It’s an intriguing idea, one that stands as a chance of turning the listener on to new sounds while simultaneously giving a glimpse into the inner workings of the artist himself. In this spirit, here’s my suggested holiday playlist. No, you may not like it. No, it may not fit exactly into a half-day span. But I’m going to do it anyway. Enjoy.
Miles Davis: In A Silent Way
The opening moments of “Shhhh/Peaceful” are a beautiful way to start any day, let alone Christmas morning. With a stellar cast of players that included keyboardists Herbie Hancock, Chick Corea and Joe Zawinul, Wayne Shorter on soprano sax, guitarist John McLaughlin, bassist Dave Holland, and Tony Williams on drums, In A Silent Way not only presented a statement that jazz would never be quite the same afterwards, but that it didn’t have to work off of frenetic rhythms and serpentine changes to make a point. It could take its time, meander through ideas and moods thoughtfully, and in some ways carry the listener on a journey with more depth and emotional resonance than almost any other Davis album. Not at all “background music,” though easy enough to hear while doing other things, In A Silent Way is the kind of musical journey that encourages the listener to look inside while observing all that’s around them, and maybe find new ways to appreciate the things they see.
Beatles: Rubber Soul
So now you’re awake, the day is upon you, and hopefully there’s a mountain of elegantly wrapped gifts just waiting to be discovered. Knock back another cup of joe and let “Drive My Car” be your soundtrack to an episode of wrapping paper carnage. I’ve listened to this album so many times that hearing any Beatles “best of” package sends me into vertigo; if I hear “Michelle” NOT followed immediately by the rockabilly bounce of “What Goes On” I just get woozy and disoriented. Rarely has a recording been so perfectly sequenced, at least in my book. Harrison’s ever so painfully gorgeous Vox amp tone and phrasing on “Nowhere Man” makes me stop in my tracks every single time I hear it. Beyond that, Rubber Soul is such a ridiculously enjoyable collection of songs (OK, maybe “Run For Your Life” is a little creepy, but still ...) that it embodies the vibe of rambunctious festivity without even trying. And if you must, it’s perfectly fine to toss Lennon’s Merry Christmas (War Is Over)” and McCartney’s “Wonderful Christmas Time” into the mix as well — it’s almost an obligation.

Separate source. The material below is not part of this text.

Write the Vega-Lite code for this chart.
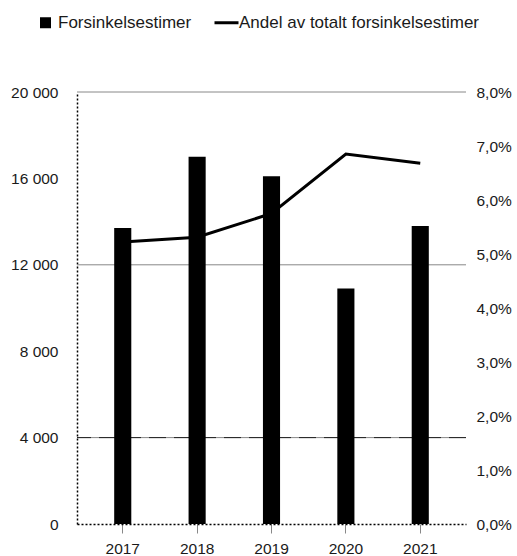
{
  "$schema": "https://vega.github.io/schema/vega-lite/v6.json",
  "width": 389,
  "height": 432,
  "autosize": "none",
  "padding": {"left": 77, "top": 92, "right": 51, "bottom": 32},
  "config": {
    "font": "Liberation Sans",
    "view": {"stroke": null},
    "locale": {"number": {"decimal": ",", "thousands": " ", "grouping": [3], "currency": ["", " kr"]}},
    "axis": {"labelFont": "Liberation Sans", "labelColor": "#1a1a1a", "grid": false, "title": null}
  },
  "datasets": {
    "main": [
      {"year": "2017", "hours": 13700, "share": 0.0522},
      {"year": "2018", "hours": 17000, "share": 0.0531},
      {"year": "2019", "hours": 16100, "share": 0.0575},
      {"year": "2020", "hours": 10900, "share": 0.0685},
      {"year": "2021", "hours": 13800, "share": 0.0668}
    ],
    "grid": [{"g": 4000}, {"g": 12000}, {"g": 20000}]
  },
  "layer": [
    {
      "data": {"name": "grid"},
      "mark": {"type": "rule", "color": "#888", "strokeWidth": 1},
      "encoding": {"y": {"field": "g", "type": "quantitative", "scale": {"domain": [0, 20000]}, "axis": null}}
    },
    {
      "data": {"name": "grid"},
      "transform": [{"filter": "datum.g == 4000"}],
      "mark": {"type": "rule", "color": "#222", "strokeWidth": 1, "strokeDash": [17, 8]},
      "encoding": {"y": {"field": "g", "type": "quantitative", "scale": {"domain": [0, 20000]}, "axis": null}}
    },
    {
      "data": {"name": "main"},
      "mark": {"type": "bar", "color": "#000"},
      "encoding": {
        "x": {"field": "year", "type": "nominal", "scale": {"paddingInner": 0.77, "paddingOuter": 0.5},
          "axis": {"labelAngle": 0, "labelFontSize": 15.5, "domainDash": [2, 2], "domainColor": "#000", "domainWidth": 1.5, "tickColor": "#888", "tickSize": 9, "labelPadding": 8}},
        "y": {"field": "hours", "type": "quantitative", "scale": {"domain": [0, 20000]},
          "axis": {"orient": "left", "values": [0, 4000, 8000, 12000, 16000, 20000], "format": ",d", "labelFontSize": 15.5, "ticks": false, "labelPadding": 19, "domainDash": [2, 2], "domainColor": "#000", "domainWidth": 1.5}},
        "color": {"datum": "Forsinkelsestimer", "type": "nominal",
          "scale": {"domain": ["Forsinkelsestimer", "Andel av totalt forsinkelsestimer"], "range": ["#000", "#000"]},
          "legend": {"orient": "none", "legendX": -40, "legendY": -78, "direction": "horizontal", "title": null,
            "labelFontSize": 17, "labelColor": "#1a1a1a", "labelOffset": 4, "labelLimit": 400, "columnPadding": 16, "symbolSize": 841,
            "encode": {"symbols": {"update": {
              "shape": {"signal": "datum.value === 'Forsinkelsestimer' ? 'square' : 'stroke'"},
              "size": {"signal": "datum.value === 'Forsinkelsestimer' ? 121 : 576"},
              "fill": {"value": "#000"},
              "stroke": {"value": "#000"},
              "strokeWidth": {"signal": "datum.value === 'Forsinkelsestimer' ? 0 : 3"},
              "opacity": {"value": 1}
            }}}}}
      }
    },
    {
      "data": {"name": "main"},
      "mark": {"type": "line", "color": "#000", "strokeWidth": 3},
      "encoding": {
        "x": {"field": "year", "type": "nominal", "scale": {"paddingInner": 0.77, "paddingOuter": 0.5}},
        "y": {"field": "share", "type": "quantitative", "scale": {"domain": [0, 0.08]},
          "axis": {"orient": "right", "values": [0, 0.01, 0.02, 0.03, 0.04, 0.05, 0.06, 0.07, 0.08], "format": ".1%", "labelFontSize": 15.5, "ticks": false, "domain": false, "labelPadding": 10}},
        "color": {"datum": "Andel av totalt forsinkelsestimer", "type": "nominal"}
      }
    }
  ],
  "resolve": {"scale": {"y": "independent"}}
}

Joe Satriani: Surfing With The Alien
No, no no. It’s not just because I play guitar, or that Satriani left an indelible mark on me at a very early and impressionable age. It’s because right about now, in our hypothetical day, lunchtime has arrived, lots of ripping and tearing and saying “Wow, you shouldn’t have ...” has occurred, there’s probably a table full of food waiting, and you may need the boost that a stout dose of high-tech musicality can deliver. Also, this is the 20th anniversary of Surfing’s release, and possibly you were wise enough to ask for the anniversary edition of the album as a stocking stuffer, seeing as how it comes with a bonus DVD of Satch and band tearing it up at the Montreaux Jazz Festival in 1988. Chock full of utterly stunning guitar playing, crafty compositions and — surprise surprise — memorable, even hummable melodies, Surfing With The Alien gave many guitarists something to think about twenty years ago. It still does today. Extra points for not dropping a forkful of mashed potatoes in your lap in shock when the otherwise somber “Circles” goes completely haywire in the middle.
Vigilantes Of Love: Summershine
OK, so now you’re stuffed, the place is a mess and the egg nog (and couch) is beckoning seductively. You could toss some inane collection of holiday dreck on the player, or you could opt for one of the sunniest, most thoughtful collections of power pop jangle released this decade. Summershine is just one of “those” albums for me; inspiring lyrics that posses an honesty and fragility hard to find in music today, gorgeous arrangements and melodies that draw from classic Brit pop as much as American “college” rock, all delivered by the singular personality and voice of Athens, Ga. singer/songwriter extraordinaire Bill Mallonee. From the opening clang and chime of “You Know That” to the gorgeous “Galaxy” all the way to “Sailors,” this album runs the gamut of feels and ideas, happy and sad and every point in between. One of the best, without a doubt.
Admittedly four CD’s isn’t exactly a full day’s worth of music. But I lack both the self-editing skills and space to keep going for the long haul. I choose these particular recordings because they never, ever fail to make me feel something- joyful, heartbroken, euphoric, angry ... whatever. If nothing else, I encourage you all to surround yourselves with the sounds you love this holiday season, be it the melody of your favorite song or the sounds of your children’s voices. Have a wonderful Christmas.